Jumat, 06 Februari 2009

Proses Pemekaran Wilayah Bisa Cepat Asalkan Suapnya Besar

JAKARTA | SURYA Online - Pengamat politik dari Lembaga Ilmu Pengetahuan Indonesia (LIPI) Siti Zuhro mengungkapkan, sebagian besar daerah otonom baru hasil pemekaran wilayah gagal menyejahterakan masyarakat. “Karena itu, sebaiknya memang dihentikan. Pemerintah harus tegas, selesai sampai di sini,” katanya dalam Dialektika Demokrasi di Gedung DPR/MPR Jakarta, Jumat (6/2/2009).

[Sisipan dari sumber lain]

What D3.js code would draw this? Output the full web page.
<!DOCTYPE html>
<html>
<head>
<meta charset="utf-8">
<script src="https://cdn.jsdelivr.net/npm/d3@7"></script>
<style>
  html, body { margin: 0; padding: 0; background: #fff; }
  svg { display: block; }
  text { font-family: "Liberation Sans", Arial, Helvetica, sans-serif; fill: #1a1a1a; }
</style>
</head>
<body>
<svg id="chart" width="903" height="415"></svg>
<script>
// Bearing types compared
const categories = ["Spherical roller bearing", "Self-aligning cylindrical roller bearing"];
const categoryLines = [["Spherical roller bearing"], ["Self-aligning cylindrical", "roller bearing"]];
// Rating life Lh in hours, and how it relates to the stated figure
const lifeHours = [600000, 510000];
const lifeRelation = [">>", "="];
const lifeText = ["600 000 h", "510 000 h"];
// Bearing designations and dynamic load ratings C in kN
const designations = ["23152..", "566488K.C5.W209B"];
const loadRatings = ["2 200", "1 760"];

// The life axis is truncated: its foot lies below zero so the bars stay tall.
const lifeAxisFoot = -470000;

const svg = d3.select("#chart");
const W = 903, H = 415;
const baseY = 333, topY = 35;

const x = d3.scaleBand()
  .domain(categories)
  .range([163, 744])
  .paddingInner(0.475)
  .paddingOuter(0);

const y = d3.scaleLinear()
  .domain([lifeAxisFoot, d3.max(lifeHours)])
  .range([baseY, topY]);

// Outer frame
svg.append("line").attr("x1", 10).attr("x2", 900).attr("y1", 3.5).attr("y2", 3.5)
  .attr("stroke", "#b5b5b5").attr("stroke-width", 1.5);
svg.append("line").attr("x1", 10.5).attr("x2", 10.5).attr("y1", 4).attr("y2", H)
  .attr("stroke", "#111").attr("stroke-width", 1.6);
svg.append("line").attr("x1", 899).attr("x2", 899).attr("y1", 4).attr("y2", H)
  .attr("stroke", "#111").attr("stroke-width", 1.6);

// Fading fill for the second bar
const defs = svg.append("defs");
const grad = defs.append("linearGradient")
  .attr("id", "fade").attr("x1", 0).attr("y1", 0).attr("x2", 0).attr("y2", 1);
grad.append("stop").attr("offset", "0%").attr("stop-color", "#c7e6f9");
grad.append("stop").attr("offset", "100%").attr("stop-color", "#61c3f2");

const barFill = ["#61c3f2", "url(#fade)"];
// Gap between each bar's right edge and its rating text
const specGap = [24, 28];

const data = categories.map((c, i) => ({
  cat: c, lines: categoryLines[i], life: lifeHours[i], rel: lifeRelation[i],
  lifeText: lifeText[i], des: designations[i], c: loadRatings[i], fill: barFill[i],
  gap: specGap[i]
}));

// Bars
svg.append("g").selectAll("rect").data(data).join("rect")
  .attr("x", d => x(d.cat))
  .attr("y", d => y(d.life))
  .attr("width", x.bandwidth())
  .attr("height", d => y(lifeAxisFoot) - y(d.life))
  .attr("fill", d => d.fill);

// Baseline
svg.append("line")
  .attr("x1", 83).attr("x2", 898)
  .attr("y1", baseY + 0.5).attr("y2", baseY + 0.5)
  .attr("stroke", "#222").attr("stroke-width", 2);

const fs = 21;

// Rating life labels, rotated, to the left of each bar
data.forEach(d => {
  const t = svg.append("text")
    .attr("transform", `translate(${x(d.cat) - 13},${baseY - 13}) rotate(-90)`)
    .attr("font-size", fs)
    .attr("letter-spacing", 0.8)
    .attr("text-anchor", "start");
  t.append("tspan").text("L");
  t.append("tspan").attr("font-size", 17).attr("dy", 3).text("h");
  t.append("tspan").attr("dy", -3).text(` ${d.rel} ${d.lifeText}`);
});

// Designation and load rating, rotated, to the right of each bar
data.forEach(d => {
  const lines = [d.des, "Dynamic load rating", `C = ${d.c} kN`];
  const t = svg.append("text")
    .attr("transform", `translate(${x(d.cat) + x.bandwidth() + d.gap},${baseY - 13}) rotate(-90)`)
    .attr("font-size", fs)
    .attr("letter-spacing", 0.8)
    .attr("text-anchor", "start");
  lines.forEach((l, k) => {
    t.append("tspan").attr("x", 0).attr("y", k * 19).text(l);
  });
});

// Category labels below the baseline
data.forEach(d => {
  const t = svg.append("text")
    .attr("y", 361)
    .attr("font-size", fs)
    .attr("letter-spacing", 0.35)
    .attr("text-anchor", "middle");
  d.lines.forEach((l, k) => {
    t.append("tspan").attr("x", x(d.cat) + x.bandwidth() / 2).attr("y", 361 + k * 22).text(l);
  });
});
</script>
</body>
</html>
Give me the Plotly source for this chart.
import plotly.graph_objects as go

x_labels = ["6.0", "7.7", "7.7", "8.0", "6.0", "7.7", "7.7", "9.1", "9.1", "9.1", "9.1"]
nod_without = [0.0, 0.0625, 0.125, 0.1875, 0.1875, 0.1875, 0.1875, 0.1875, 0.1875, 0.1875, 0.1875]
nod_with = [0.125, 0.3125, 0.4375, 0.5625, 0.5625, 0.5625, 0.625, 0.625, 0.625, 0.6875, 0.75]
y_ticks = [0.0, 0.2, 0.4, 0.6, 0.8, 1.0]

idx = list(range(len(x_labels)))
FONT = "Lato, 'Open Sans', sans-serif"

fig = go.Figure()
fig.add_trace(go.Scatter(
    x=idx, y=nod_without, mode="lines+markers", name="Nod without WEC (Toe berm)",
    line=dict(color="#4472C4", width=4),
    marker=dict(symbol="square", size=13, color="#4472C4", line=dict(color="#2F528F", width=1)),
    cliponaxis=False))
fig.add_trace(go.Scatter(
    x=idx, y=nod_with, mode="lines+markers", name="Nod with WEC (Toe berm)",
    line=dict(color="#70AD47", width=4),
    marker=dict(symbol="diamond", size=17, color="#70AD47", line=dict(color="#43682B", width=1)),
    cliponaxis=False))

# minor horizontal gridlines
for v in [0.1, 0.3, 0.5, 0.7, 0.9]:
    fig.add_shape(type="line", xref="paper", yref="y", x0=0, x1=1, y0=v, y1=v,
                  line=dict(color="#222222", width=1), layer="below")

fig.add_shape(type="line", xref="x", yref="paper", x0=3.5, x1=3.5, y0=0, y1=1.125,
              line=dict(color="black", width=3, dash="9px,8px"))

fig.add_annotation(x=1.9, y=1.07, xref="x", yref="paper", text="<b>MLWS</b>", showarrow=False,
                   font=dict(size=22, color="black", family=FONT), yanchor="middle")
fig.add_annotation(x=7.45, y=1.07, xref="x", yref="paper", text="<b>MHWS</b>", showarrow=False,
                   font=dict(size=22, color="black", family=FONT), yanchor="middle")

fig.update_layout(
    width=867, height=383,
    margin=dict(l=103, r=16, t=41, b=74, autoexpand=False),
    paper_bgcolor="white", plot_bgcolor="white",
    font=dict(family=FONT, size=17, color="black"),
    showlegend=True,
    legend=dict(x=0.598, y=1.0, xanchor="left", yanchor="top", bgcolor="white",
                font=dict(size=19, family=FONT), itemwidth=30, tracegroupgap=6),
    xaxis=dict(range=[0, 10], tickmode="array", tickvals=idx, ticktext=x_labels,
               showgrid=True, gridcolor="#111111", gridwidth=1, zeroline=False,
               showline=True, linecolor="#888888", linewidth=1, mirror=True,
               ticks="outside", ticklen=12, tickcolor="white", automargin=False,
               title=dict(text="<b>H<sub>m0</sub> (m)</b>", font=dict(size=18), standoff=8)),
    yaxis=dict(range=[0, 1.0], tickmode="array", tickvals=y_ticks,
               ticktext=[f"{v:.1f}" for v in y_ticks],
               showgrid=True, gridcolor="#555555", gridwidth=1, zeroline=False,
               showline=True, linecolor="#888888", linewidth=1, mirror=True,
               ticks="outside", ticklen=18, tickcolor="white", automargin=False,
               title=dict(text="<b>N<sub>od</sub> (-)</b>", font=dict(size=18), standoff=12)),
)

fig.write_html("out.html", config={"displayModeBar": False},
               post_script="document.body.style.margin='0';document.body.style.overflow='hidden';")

Diskusi tersebut juga menghadirkan Ketua Panja Pemekaran Komisi II DPR Chozin Chumaidy dan Wakil Ketua Dewan Perwakilan Daerah (DPD) Irman Gusman. Siti Zuhro mengemukakan, sebenarnya pemekaran wilayah memang dibutuhkan masyarakat karena keterbatasan kendali pemerintahan.

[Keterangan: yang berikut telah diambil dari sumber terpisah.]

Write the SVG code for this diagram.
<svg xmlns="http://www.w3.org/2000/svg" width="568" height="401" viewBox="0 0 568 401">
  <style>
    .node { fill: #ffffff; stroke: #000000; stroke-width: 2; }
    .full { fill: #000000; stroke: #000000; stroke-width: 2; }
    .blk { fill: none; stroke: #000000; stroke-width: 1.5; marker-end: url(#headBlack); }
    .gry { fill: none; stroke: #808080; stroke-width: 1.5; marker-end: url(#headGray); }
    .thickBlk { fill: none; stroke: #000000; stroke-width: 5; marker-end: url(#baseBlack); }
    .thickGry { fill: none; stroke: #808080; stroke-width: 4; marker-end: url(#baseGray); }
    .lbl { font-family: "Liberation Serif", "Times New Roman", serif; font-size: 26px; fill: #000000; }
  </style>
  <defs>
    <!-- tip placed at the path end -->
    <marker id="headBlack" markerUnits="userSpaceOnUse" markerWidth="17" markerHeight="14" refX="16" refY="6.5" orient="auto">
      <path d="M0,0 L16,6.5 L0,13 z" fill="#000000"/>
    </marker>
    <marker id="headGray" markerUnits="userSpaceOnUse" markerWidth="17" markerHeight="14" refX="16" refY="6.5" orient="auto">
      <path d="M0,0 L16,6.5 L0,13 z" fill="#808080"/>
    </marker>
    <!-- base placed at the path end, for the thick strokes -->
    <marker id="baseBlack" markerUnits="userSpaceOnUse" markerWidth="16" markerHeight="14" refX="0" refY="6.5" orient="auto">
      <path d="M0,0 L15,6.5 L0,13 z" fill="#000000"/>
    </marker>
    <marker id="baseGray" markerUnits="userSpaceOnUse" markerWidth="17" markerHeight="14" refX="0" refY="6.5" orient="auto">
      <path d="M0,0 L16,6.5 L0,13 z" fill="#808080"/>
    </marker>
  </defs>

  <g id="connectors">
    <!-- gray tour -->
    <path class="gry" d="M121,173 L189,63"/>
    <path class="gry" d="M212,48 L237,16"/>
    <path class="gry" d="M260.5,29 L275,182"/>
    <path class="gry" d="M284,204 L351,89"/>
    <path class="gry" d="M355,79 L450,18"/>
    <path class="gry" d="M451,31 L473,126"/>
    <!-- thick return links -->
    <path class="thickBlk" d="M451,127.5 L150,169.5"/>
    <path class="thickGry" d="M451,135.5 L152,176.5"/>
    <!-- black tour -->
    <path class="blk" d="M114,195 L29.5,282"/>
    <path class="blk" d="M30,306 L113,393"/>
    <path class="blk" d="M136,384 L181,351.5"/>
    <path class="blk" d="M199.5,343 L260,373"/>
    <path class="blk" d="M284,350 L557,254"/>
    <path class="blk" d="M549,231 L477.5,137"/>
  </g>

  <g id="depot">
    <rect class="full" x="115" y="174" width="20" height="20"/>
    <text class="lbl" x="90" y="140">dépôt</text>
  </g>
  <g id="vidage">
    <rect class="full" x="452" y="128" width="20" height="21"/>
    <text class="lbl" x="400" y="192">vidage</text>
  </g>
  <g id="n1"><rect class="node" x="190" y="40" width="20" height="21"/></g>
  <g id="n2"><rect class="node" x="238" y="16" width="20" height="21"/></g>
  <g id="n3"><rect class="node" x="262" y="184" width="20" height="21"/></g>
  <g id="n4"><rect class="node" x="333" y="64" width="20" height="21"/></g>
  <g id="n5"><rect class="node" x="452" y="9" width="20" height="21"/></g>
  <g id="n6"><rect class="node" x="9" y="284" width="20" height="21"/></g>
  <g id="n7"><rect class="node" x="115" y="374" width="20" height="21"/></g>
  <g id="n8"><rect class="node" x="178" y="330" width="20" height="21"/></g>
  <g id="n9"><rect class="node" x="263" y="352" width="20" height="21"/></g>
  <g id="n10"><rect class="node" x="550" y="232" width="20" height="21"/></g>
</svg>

Persoalannya, kebutuhan pemekaran itu kemudian diintervensi atau dikelola oleh elit-elit partai politik di daerah maupun di pusat serta calo-calo kekuasaan dan anggaran. Apalagi ada transaksi-transaksi uang. Di samping itu, terjadi pengambilalihan kepentingan oleh elit partai politik. “Kalau grojokannya besar, prosesnya cepat,” katanya. Ia menambahkan, adanya kucuran uang dalam proses pemekaran semakin menambah rumit persoalan.

Adanya transaksi-transaksi dalam proses pemekaran wilayah, menurut dia, semakin menjauhkan esensi dan kepentingan pemekaran. Pemekaran menjadi semakin jauh dari kebutuhan sebenarnya, yaitu meningkatkan pelayanan kepada masyarakat.

Sejak 1998, jumlah daerah otonom baru di Indonesia meningkat dua kali lipat. Apabila jumlah tahun 1998 baru 230 kabupaten/kota, maka pada akhir 2008 sebanyak 477 kabupaten/kota. “Jumlah itu memungkinkan sekali bertambah menjadi lebih banyak lagi karena usul pemekaran begitu banyak. Tetapi dengan persoalan yang begitu krusial, sebaiknya seluruh proses pemekaran dihentikan dulu,” katanya.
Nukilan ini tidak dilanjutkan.